After an early-morning flight back from Rio to São Paulo, then traipsing from one end of town to the other by bus and subway and car, with two suitcases, I finally said goodbye to my best buddy, Roberto, as he headed back to Colombia the night of January 3 for work the following Monday. Ro is my dog, my bro, my ace, and I'm glad and even blessed to have rocked the holidays with him in Brazil.
And then there was just me, for another week, settling into a city that has begun to claim me the way Washington did nine years ago, when I was just a bright-eyed, bushy-tailed Senate intern first sampling the delectables and delights of Chocolate City. I won't go into the details of who I stayed with or partied with or even interviewed with in São Paulo; but I want to impart, with probably as much futility as fitting the essence of New York into a snow globe of the Empire State Building, my love affair with Sampa.
Saudade (prounounced saoo-dah-jee) is a concept famous for lacking a literal translation in English, or even Spanish (soledad is it’s cousin, but not the same). Longing, desire, yearning, waiting, nostalgia, melancholy, wishful thinking, remembering, missing, solitude—all of these verbs and nouns approximate saudade, but in Portuguese, it’s all delivered in one word. It’s appropriate, given Brazil’s history. The founding populations of Brazil included Africans, torn from their homeland with the permanent desire of having that homeland and all its freedoms returned; Amerindians, who yearned for the time before the white man’s invasion; and the Portuguese, already themselves a complex ethnic mixture, longing for European ways and values in this vast, untamed Southern land.

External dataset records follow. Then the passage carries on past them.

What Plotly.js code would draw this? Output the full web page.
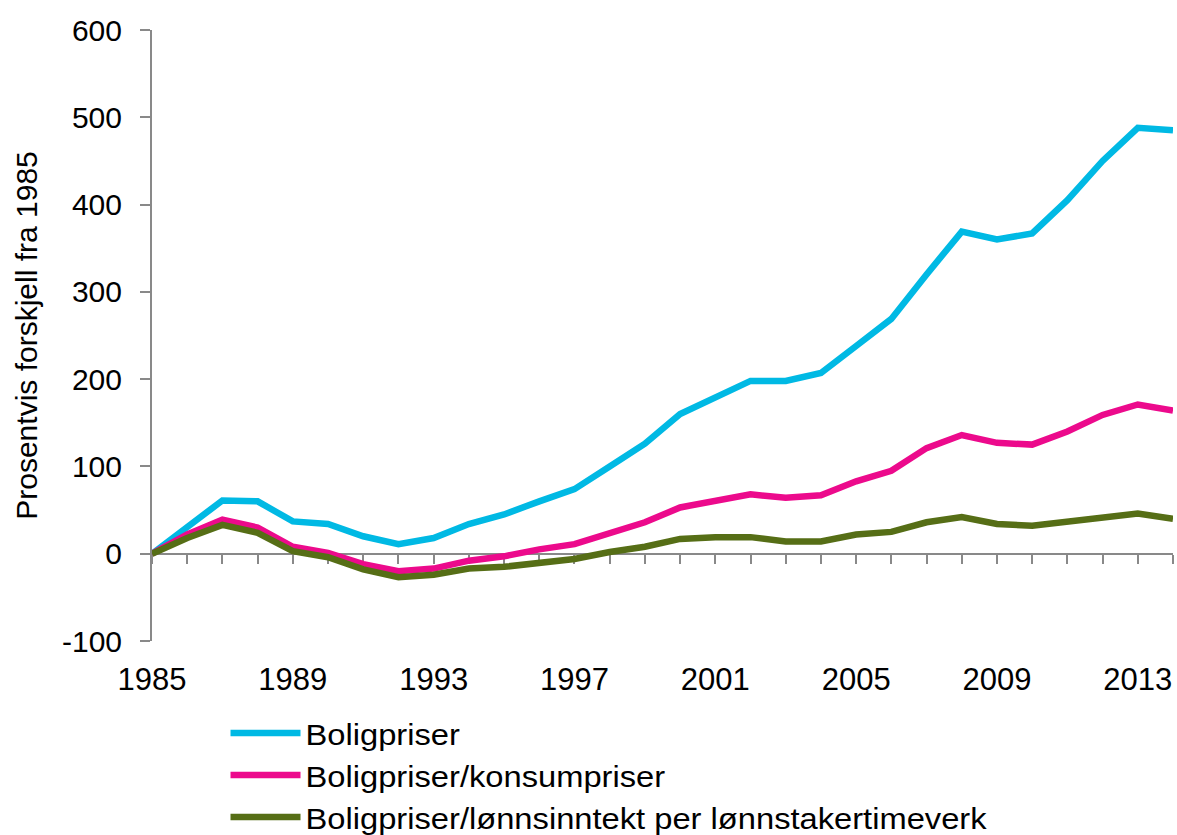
<!DOCTYPE html>
<html>
<head>
<meta charset="utf-8">
<script src="https://cdn.plot.ly/plotly-3.0.1.min.js"></script>
<style>
html,body{margin:0;padding:0;background:#fff;}
#chart{width:1177px;height:835px;}
#chart .legendtext{transform:scaleX(1.09);transform-box:fill-box;transform-origin:left center;}
#chart .legend .scrollbox{clip-path:none !important;}
</style>
</head>
<body>
<div id="chart"></div>
<script>
const years = [1985,1986,1987,1988,1989,1990,1991,1992,1993,1994,1995,1996,1997,1998,1999,
               2000,2001,2002,2003,2004,2005,2006,2007,2008,2009,2010,2011,2012,2013,2014];
const boligpriser = [0,31,61,60,37,34,20,11,18,34,45,60,74,100,126,
                     160,180,198,198,207,238,269,320,369,360,367,405,450,488,485];
const boligKonsum = [0,22,39,30,8,1,-12,-20,-17,-8,-3,5,11,24,36,
                     53,60,68,64,67,83,95,121,136,127,125,140,159,171,164];
const boligLonn = [0,18,33,24,3,-4,-18,-27,-24,-17,-15,-11,-6,2,8,
                   17,19,19,14,14,22,25,36,42,34,32,37,42,46,40];
const seriesNames = ['Boligpriser','Boligpriser/konsumpriser','Boligpriser/lønnsinntekt per lønnstakertimeverk'];
const seriesColors = ['#00B9E4','#EC0A8C','#566E16'];
const yTickVals = [-100,0,100,200,300,400,500,600];
const yTickText = ['-100','0','100','200','300','400','500','600'];
const yTitle = 'Prosentvis forskjell fra 1985';

const font = '"Liberation Sans", Arial, sans-serif';
const axisGray = '#898989';
const allSeries = [boligpriser, boligKonsum, boligLonn];

const traces = allSeries.map((vals, i) => ({
  x: years, y: vals, type: 'scatter', mode: 'lines', name: seriesNames[i],
  line: {color: seriesColors[i], width: 6.5, shape: 'linear'},
  hoverinfo: 'x+y+name'
}));

const layout = {
  width: 1177, height: 835,
  margin: {l: 152, r: 4, t: 30, b: 194, pad: 0, autoexpand: false},
  paper_bgcolor: '#ffffff', plot_bgcolor: '#ffffff',
  font: {family: font, color: '#000000', size: 28},
  showlegend: true,
  legend: {
    orientation: 'v', x: 0.072, xanchor: 'left', y: -0.108, yanchor: 'top',
    font: {family: font, size: 30, color: '#000'},
    itemwidth: 70, tracegroupgap: 0, bgcolor: 'rgba(0,0,0,0)'
  },
  xaxis: {
    range: [1985, 2014], anchor: 'free', position: 1/7, automargin: false,
    showline: true, linecolor: axisGray, linewidth: 2,
    showgrid: false, zeroline: false,
    tickmode: 'linear', tick0: 1985, dtick: 4,
    ticks: 'outside', ticklen: 9, tickwidth: 2, tickcolor: axisGray,
    ticklabelstandoff: 89,
    tickfont: {family: font, size: 31, color: '#000'},
    minor: {dtick: 1, tick0: 1985, ticks: 'outside', ticklen: 9, tickwidth: 2, tickcolor: axisGray, showgrid: false},
    layer: 'below traces', fixedrange: true
  },
  yaxis: {
    range: [-100, 600], automargin: false,
    tickmode: 'array', tickvals: yTickVals, ticktext: yTickText,
    showline: true, linecolor: axisGray, linewidth: 2,
    showgrid: false, zeroline: false,
    ticks: 'outside', ticklen: 10, tickwidth: 2, tickcolor: axisGray,
    ticklabelstandoff: 12,
    tickfont: {family: font, size: 30, color: '#000'},
    title: {text: yTitle, font: {family: font, size: 30, color: '#000'}, standoff: 15},
    layer: 'below traces', fixedrange: true
  }
};

Plotly.newPlot('chart', traces, layout, {displayModeBar: false, staticPlot: true});
</script>
</body>
</html>
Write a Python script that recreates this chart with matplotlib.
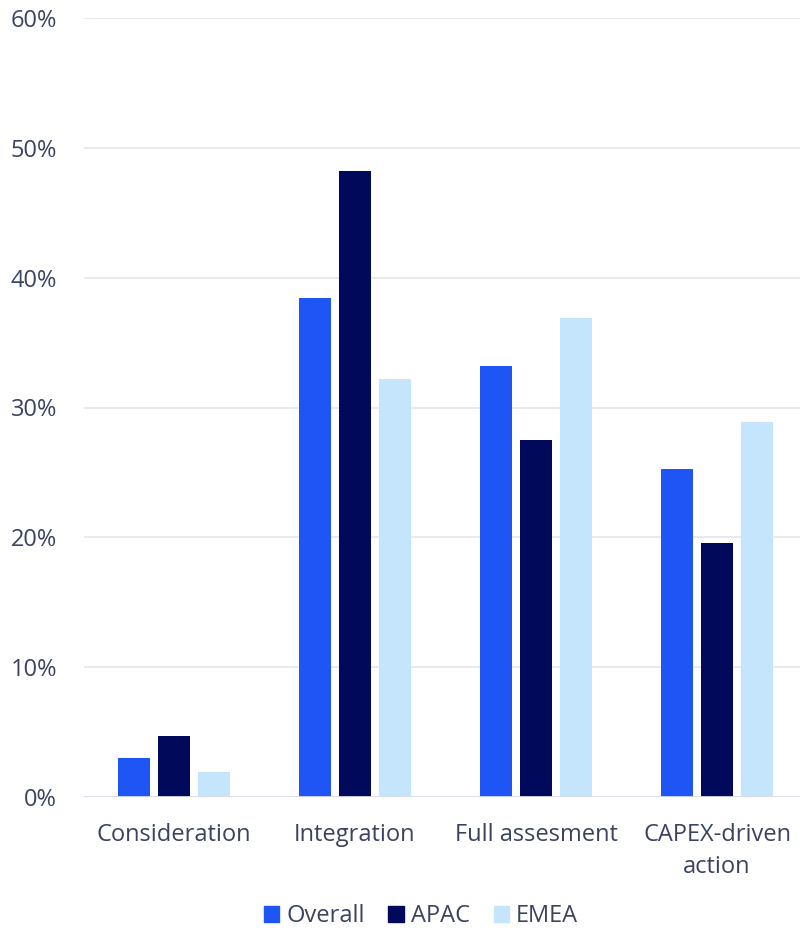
import numpy as np
import matplotlib.pyplot as plt
from matplotlib.patches import Patch

plt.rcParams['font.family'] = ['Open Sans', 'DejaVu Sans']

categories = ['Consideration', 'Integration', 'Full assesment', 'CAPEX-driven\naction']
series = ['Overall', 'APAC', 'EMEA']
overall = [3.0, 38.4, 33.2, 25.3]
apac = [4.7, 48.2, 27.5, 19.6]
emea = [1.9, 32.2, 36.9, 28.9]
colors = ['#1F55F4', '#010A5A', '#C5E5FD']
text_color = '#3A4460'

fig = plt.figure(figsize=(8, 9.32), dpi=100)
ax = fig.add_axes([83.5 / 800, 135 / 932, (800 - 83.5) / 800, (797 - 18) / 932])

x = np.arange(len(categories))
width = 0.177
step = 0.221
for i, (vals, name) in enumerate(zip([overall, apac, emea], series)):
    ax.bar(x + (i - 1) * step, vals, width, color=colors[i], label=name, zorder=3)

ax.set_ylim(0, 60)
ax.set_xlim(-0.5, -0.5 + 716.5 / 181)
ax.set_yticks(np.arange(0, 61, 10))
ax.set_yticklabels([f'{v}%' for v in range(0, 61, 10)])
ax.set_xticks(x)
ax.set_xticklabels(categories, linespacing=1.45)
ax.grid(axis='y', color='#E3E6EE', linewidth=1.2, zorder=0)
for s in ax.spines.values():
    s.set_visible(False)
ax.axhline(0, color='#D9DDE8', linewidth=2, zorder=4)
ax.tick_params(axis='both', length=0, labelsize=17, colors=text_color)
ax.tick_params(axis='y', pad=19)
ax.tick_params(axis='x', pad=19)

handles = [Patch(color=c, label=n) for c, n in zip(colors, series)]
fig.legend(handles=handles, loc='center', bbox_to_anchor=(421 / 800, 1 - 916 / 932),
           ncol=3, frameon=False, fontsize=17, labelcolor=text_color,
           handlelength=0.65, handleheight=0.65, handletextpad=0.3, columnspacing=1.0,
           borderpad=0.1)

fig.savefig('out.png', dpi=100)
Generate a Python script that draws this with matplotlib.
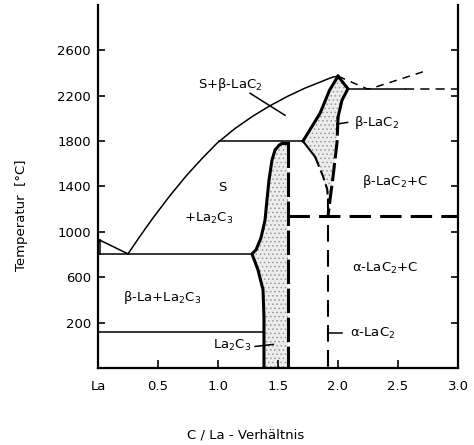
import numpy as np
import matplotlib.pyplot as plt

plt.rcParams['font.family'] = 'DejaVu Sans'
plt.rcParams['hatch.linewidth'] = 0.6

# Liquidus S / S+solid, from La side eutectic up to LaC2 melting point
liq_la_x = [0.0, 0.25]
liq_la_t = [935, 806]
liq_x = [0.25, 0.35, 0.46, 0.60, 0.74, 0.87, 0.99, 1.14, 1.29, 1.43, 1.58, 1.72, 1.85, 1.92, 1.96, 2.00]
liq_t = [806, 962, 1125, 1320, 1500, 1650, 1780, 1910, 2020, 2110, 2195, 2265, 2320, 2350, 2365, 2372]

# C side liquidus (dashed)
liq_c_x = [2.00, 2.24, 2.27, 2.72]
liq_c_t = [2372, 2262, 2262, 2415]

# invariant lines
eut_la_t = 806
eut_la_x = [0.0, 1.283]
low_t = 115
low_x = [0.0, 1.383]
peri_t = 1800
peri_x = [1.005, 1.708]
eut_c_t = 2262
eut_c_solid = [2.083, 2.56]
eut_c_dash = [2.56, 3.0]
ab_t = 1140
ab_x = [1.583, 3.0]

# La2C3 homogeneity range
la2c3_left_x = [1.383, 1.383, 1.375, 1.333, 1.283, 1.317, 1.358, 1.392, 1.408, 1.425, 1.45, 1.475, 1.51, 1.533]
la2c3_left_t = [-200, 250, 490, 666, 806, 842, 947, 1105, 1281, 1457, 1633, 1721, 1765, 1780]
la2c3_top_x = [1.533, 1.583]
la2c3_top_t = [1780, 1780]
la2c3_right_x = 1.583

# beta-LaC2 homogeneity range
blac2_up_x = [1.708, 1.85, 1.93, 2.00]
blac2_up_t = [1800, 2045, 2250, 2372]
blac2_low_x = [1.708, 1.81, 1.875, 1.91, 1.917]
blac2_low_t = [1800, 1660, 1490, 1375, 1280]
blac2_right_x = [2.00, 2.083, 2.033, 2.0, 1.992, 1.958, 1.933, 1.917]
blac2_right_t = [2372, 2262, 2160, 2010, 1790, 1480, 1280, 1140]
lac2_x = 1.917

fig = plt.figure(figsize=(4.74, 4.45), dpi=100)
ax = fig.add_axes([98 / 474, 1 - 368 / 445, 360 / 474, 363 / 445])
ax.set_xlim(0, 3.0)
ax.set_ylim(-200, 3000)

thin = 1.1
thick = 2.2

# shaded single phase fields
fx = la2c3_left_x + [la2c3_right_x, la2c3_right_x]
ft = la2c3_left_t + [1780, -200]
ax.fill(fx, ft, facecolor='#ececec', edgecolor='#999999', hatch='....', lw=0, zorder=1)
bx = blac2_up_x + blac2_right_x[1:] + blac2_low_x[::-1]
bt = blac2_up_t + blac2_right_t[1:] + blac2_low_t[::-1]
ax.fill(bx, bt, facecolor='#ececec', edgecolor='#999999', hatch='....', lw=0, zorder=1)

k = 'black'
ax.plot(liq_la_x, liq_la_t, color=k, lw=thin)
ax.plot(liq_x, liq_t, color=k, lw=thin)
ax.plot(liq_c_x, liq_c_t, color=k, lw=thin, dashes=(5, 4))
ax.plot(eut_la_x, [eut_la_t] * 2, color=k, lw=thin)
ax.plot(low_x, [low_t] * 2, color=k, lw=thin)
ax.plot(peri_x, [peri_t] * 2, color=k, lw=thin)
ax.plot(eut_c_solid, [eut_c_t] * 2, color=k, lw=thin)
ax.plot(eut_c_dash, [eut_c_t] * 2, color=k, lw=thin, dashes=(6, 4))
ax.plot(ab_x, [ab_t] * 2, color=k, lw=thick, dashes=(7, 3))

# small La transformations near the axis
ax.plot([0.02, 0.02], [806, 925], color=k, lw=thin)
ax.plot([0.0, 0.02], [905, 925], color=k, lw=thin)

ax.plot(la2c3_left_x, la2c3_left_t, color=k, lw=thick, solid_joinstyle='round')
ax.plot(la2c3_top_x, la2c3_top_t, color=k, lw=thick)
ax.plot([la2c3_right_x] * 2, [1780, -200], color=k, lw=thick, dashes=(8, 1.5))

ax.plot(blac2_up_x, blac2_up_t, color=k, lw=thick)
ax.plot(blac2_right_x[:4], blac2_right_t[:4], color=k, lw=thick)
ax.plot(blac2_right_x[3:], blac2_right_t[3:], color=k, lw=thick, dashes=(6, 1.5))
ax.plot(blac2_low_x[:2], blac2_low_t[:2], color=k, lw=thin + 0.4)
ax.plot(blac2_low_x[1:], blac2_low_t[1:], color=k, lw=thin + 0.4, dashes=(5, 2))
ax.plot([lac2_x] * 2, [1280, -200], color=k, lw=thin + 0.4, dashes=(8, 4))

# leader lines
ax.plot([1.267, 1.558], [2222, 2028], color=k, lw=thin)
ax.plot([1.31, 1.46], [-10, 8], color=k, lw=thin)
ax.plot([1.99, 2.08], [1950, 1965], color=k, lw=thin)
ax.plot([lac2_x, 2.03], [110, 110], color=k, lw=thin)

fs = 9.5
ax.text(1.10, 2300, 'S+β-LaC$_2$', fontsize=fs, ha='center', va='center')
ax.text(1.033, 1387, 'S', fontsize=fs, ha='center', va='center')
ax.text(0.925, 1114, '+La$_2$C$_3$', fontsize=fs, ha='center', va='center')
ax.text(0.533, 420, 'β-La+La$_2$C$_3$', fontsize=fs, ha='center', va='center')
ax.text(1.117, 0, 'La$_2$C$_3$', fontsize=fs, ha='center', va='center')
ax.text(2.32, 1960, 'β-LaC$_2$', fontsize=fs, ha='center', va='center')
ax.text(2.475, 1440, 'β-LaC$_2$+C', fontsize=fs, ha='center', va='center')
ax.text(2.39, 675, 'α-LaC$_2$+C', fontsize=fs, ha='center', va='center')
ax.text(2.29, 103, 'α-LaC$_2$', fontsize=fs, ha='center', va='center')

xt = [0, 0.5, 1.0, 1.5, 2.0, 2.5, 3.0]
xt_labels = ['La', '0.5', '1.0', '1.5', '2.0', '2.5', '3.0']
yt = [200, 600, 1000, 1400, 1800, 2200, 2600]
ax.set_xticks(xt)
ax.set_xticklabels(xt_labels)
ax.set_yticks(yt)
ax.tick_params(direction='in', length=5, width=1.2, labelsize=fs, right=True)
ax.tick_params(axis='x', pad=9, length=6)
ax.tick_params(axis='y', pad=5)
ax.spines['top'].set_visible(False)
for s in ['left', 'right', 'bottom']:
    ax.spines[s].set_linewidth(1.6)

fig.text(22 / 474, 1 - 215 / 445, 'Temperatur  [°C]', rotation=90, fontsize=fs,
         ha='center', va='center')
fig.text(246 / 474, 1 - 435 / 445, 'C / La - Verhältnis', fontsize=fs,
         ha='center', va='center')

fig.savefig('out.png', dpi=100)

Add to the mix migration from the far corners of the country, and immigrants from Japan, the Mediterranean and Middle East, and Lusophone Africa, all searching for opportunities and better lives, and you have a society built on saudade. Brazilian music is the single most profound example of this sentiment: the driving urgency of samba, the wistful reflection of bossa nova, the raw romanticism of forro.
There is a song I love about Sampa’s sister/nemesis, Rio, called “Samba do Avião” (see me sing part of it, here):
Minha alma canta
Vejo o Rio de Janeiro
Estou morrendo de saudade
Rio, seu mar, praias sem fim
Rio, você que foi feito pra mim
My soul sings
I see Rio de Janeiro
I'm dying of saudade
Rio, your sea, beaches without end
Rio, you who were made for me
Rio was made for many people, Tom Jobim included, but not for me. São Paulo is my city: walking hurriedly with the crushing masses changing trains at the Estação da Luz, sure enough of my destination and bearings to maintain pace with the everyday commuters. Cruising in the shadow of the glass and concrete boxes that hem in Avenida Paulista like fat dominos, each crowned by a television or telephone antenna, helicopters buzzing around them in decreasingly concentric circles. Squeezed up against thousands of Paulistanos bouncing to near-religious rhythms under skyscrapers, stars, and freeway at the outdoor Vai-Vai samba school practices. Attending an art gallery opening, the cast party of Miss Saigon, and a tribal house music session all in the same evening, ringing in the dawn with hot chocolate and tomato-orange soup at Bela Paulista bakery before hitting the sack for some mid-morning shut-eye. I long to live there, yearn to add my own rhythm to the constant motion, noise, sway of South America's largest city. Wishing to be another one in twenty million. And as I wrapped up my last week among the hum buzz din of unbridled urbanism, I was morrendo de saudade. I think it’s wired within me, this saudade. It’s what keeps me traveling—"the untold want" as Whitman put it.
But it's also what makes me think that Sampa's "The One." Because my friends tell me I constantly talk about her. Because I always smile when I think about her. Because she understands my needs and wants and fulfills both. And we'll be together when it's time.